Why-Not questions can be answered by providing explanations for the missing tuples. These explanations identify why and how data pertinent to the missing tuples were not properly combined by the query. Essentially, the causes lie either in the input data (e.g., erroneous or incomplete data) or at the query level (e.g., a query operator like join).
Assuming that the source data contain all the necessary relevant information, we can identify the responsible query operators forming query-based explanations. This information can then be used to propose query refinements modifying the responsible operators of the initial query such that the refined query result contains the expected data. This thesis proposes a framework targeted towards SQL query debugging and fixing to recover missing query results based on query-based explanations and query refinements.
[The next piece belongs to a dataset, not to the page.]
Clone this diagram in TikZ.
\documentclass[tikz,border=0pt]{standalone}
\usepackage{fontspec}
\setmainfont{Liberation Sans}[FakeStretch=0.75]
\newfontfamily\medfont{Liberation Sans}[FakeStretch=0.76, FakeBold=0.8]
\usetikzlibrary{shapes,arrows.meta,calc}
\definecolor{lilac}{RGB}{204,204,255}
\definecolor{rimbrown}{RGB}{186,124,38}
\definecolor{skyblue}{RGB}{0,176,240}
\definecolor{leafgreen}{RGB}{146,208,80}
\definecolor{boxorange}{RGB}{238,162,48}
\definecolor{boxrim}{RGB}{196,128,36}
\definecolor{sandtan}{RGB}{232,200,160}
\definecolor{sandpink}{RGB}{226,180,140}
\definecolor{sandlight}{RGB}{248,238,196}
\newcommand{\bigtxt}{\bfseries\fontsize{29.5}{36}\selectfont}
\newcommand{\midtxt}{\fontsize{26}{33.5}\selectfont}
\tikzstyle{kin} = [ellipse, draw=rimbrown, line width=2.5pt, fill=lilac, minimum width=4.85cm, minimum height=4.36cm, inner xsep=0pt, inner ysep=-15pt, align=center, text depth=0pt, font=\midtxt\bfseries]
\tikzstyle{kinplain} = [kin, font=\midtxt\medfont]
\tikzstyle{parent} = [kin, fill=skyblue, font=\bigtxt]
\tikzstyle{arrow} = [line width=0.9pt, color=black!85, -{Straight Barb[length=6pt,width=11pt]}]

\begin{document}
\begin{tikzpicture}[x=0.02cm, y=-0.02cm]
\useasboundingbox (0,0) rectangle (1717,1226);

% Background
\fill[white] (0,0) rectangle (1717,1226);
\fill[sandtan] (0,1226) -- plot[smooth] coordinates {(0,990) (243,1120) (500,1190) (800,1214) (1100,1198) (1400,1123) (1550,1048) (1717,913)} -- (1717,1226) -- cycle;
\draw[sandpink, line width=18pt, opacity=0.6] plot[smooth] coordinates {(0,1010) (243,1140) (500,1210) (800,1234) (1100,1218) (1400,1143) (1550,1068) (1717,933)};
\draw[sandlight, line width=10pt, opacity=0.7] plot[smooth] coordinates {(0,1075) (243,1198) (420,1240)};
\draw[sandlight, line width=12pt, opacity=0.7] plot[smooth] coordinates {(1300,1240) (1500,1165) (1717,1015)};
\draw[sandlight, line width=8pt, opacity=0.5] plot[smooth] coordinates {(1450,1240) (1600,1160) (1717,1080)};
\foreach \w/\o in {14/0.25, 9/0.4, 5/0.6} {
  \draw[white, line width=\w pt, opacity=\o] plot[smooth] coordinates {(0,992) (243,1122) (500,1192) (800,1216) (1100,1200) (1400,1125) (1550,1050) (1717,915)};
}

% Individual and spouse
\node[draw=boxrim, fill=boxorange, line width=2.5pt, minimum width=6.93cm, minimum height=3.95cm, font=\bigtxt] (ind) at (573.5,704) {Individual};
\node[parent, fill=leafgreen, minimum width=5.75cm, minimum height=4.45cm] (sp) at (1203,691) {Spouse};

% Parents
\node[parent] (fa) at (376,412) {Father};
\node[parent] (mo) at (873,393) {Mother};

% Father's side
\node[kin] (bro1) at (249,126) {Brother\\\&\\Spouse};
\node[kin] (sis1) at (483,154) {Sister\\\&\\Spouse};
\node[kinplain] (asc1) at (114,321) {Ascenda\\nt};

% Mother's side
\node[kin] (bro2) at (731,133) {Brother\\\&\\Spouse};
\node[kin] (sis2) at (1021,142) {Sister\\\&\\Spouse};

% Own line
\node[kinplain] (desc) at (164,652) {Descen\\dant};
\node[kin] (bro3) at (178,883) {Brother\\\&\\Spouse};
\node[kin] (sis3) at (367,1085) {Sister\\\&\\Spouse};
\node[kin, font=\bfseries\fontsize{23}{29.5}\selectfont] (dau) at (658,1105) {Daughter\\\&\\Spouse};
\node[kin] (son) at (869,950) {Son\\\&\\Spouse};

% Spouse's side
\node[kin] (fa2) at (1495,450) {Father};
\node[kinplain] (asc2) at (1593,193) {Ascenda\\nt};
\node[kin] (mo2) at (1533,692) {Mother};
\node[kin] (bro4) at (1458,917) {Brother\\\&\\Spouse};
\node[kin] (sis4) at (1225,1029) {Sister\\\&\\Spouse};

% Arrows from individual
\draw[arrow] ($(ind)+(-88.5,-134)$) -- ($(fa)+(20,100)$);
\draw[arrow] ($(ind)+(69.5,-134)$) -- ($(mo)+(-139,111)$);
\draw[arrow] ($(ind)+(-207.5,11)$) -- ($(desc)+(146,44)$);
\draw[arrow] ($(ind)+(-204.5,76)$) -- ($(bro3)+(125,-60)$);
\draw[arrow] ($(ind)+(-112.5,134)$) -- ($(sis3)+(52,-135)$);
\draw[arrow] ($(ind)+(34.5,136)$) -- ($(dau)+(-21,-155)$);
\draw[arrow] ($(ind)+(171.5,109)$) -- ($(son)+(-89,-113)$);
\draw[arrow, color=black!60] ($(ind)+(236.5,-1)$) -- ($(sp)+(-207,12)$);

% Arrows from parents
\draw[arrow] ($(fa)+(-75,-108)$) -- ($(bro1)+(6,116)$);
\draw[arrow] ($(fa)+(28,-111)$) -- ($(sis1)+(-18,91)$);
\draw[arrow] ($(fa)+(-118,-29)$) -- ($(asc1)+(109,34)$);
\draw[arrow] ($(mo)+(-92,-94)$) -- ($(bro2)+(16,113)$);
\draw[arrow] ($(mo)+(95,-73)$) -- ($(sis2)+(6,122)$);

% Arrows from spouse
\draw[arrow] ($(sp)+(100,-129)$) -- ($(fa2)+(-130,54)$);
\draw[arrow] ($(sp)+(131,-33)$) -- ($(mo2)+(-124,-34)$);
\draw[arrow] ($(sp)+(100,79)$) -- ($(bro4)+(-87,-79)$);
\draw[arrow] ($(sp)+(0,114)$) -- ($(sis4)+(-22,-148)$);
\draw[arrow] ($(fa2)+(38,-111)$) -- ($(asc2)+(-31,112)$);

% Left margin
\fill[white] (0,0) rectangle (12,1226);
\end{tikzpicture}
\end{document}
Our contribution to query debugging consist in two different approaches. The first one is a tree-based approach. First, we provide the formal framework around Why-Not questions, missing from the state-of-the-art. Then, we review in detail the state-of-the-art, showing how it probably leads to inaccurate explanations or fails to provide an explanation. We further propose the NedExplain algorithm that computes correct explanations for SPJA queries and unions there of, thus considering more operators (aggregation) than the state of the art. Finally, we experimentally show that NedExplain is better than the both in terms of time performance and explanation quality.
However, we show that the previous approach leads to explanations that differ for equivalent query trees, thus providing incomplete information about what is wrong with the query. We address this issue by introducing a more general notion of explanations, using polynomials. The polynomial captures all the combinations in which the query conditions should be fixed in order for the missing tuples to appear in the result. This method is targeted towards conjunctive queries with inequalities. We further propose two algorithms, Ted that naively interprets the definitions for polynomial explanations and the optimized Ted++. We show that Ted does not scale well w.r.t. the size of the database. On the other hand, Ted++ is capable of efficiently computing the polynomial, relying on schema and data partitioning and advantageous replacement of expensive database evaluations by mathematical calculations. Finally, we experimentally evaluate the quality of the polynomial explanations and the efficiency of Ted++, including a comparative evaluation.
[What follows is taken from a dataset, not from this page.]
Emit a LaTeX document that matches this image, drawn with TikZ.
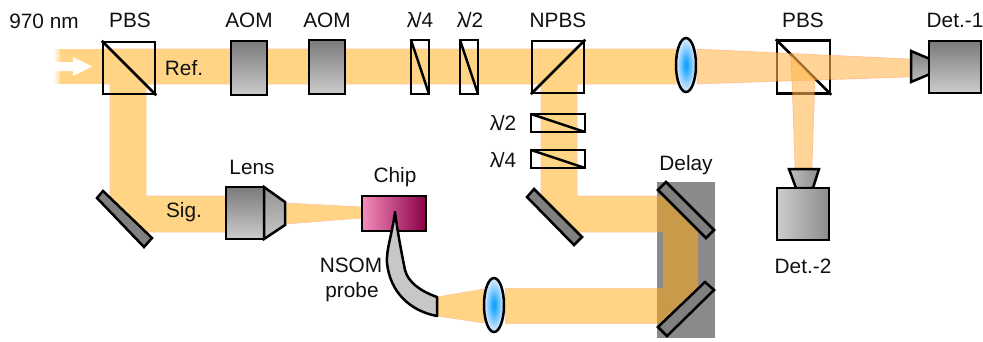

For query fixing we propose is a new approach for refining a query by leveraging polynomial explanations. Based on the input data we propose how to change the query conditions pinpointed by the explanations by adjusting the constant values of the selection conditions. In case of joins, we introduce a novel type of query refinements using outer joins. We further devise the techniques to compute query refinements in the FixTed algorithm, and discuss how our method has the potential to be more efficient and effective than the related work.
Finally, we have implemented both Ted++ and FixTed in an system prototype. The query debugging and fixing platform, short EFQ allows users to interactively debug and fix their queries (conjunctive queries with inequalities) when having Why-Not questions.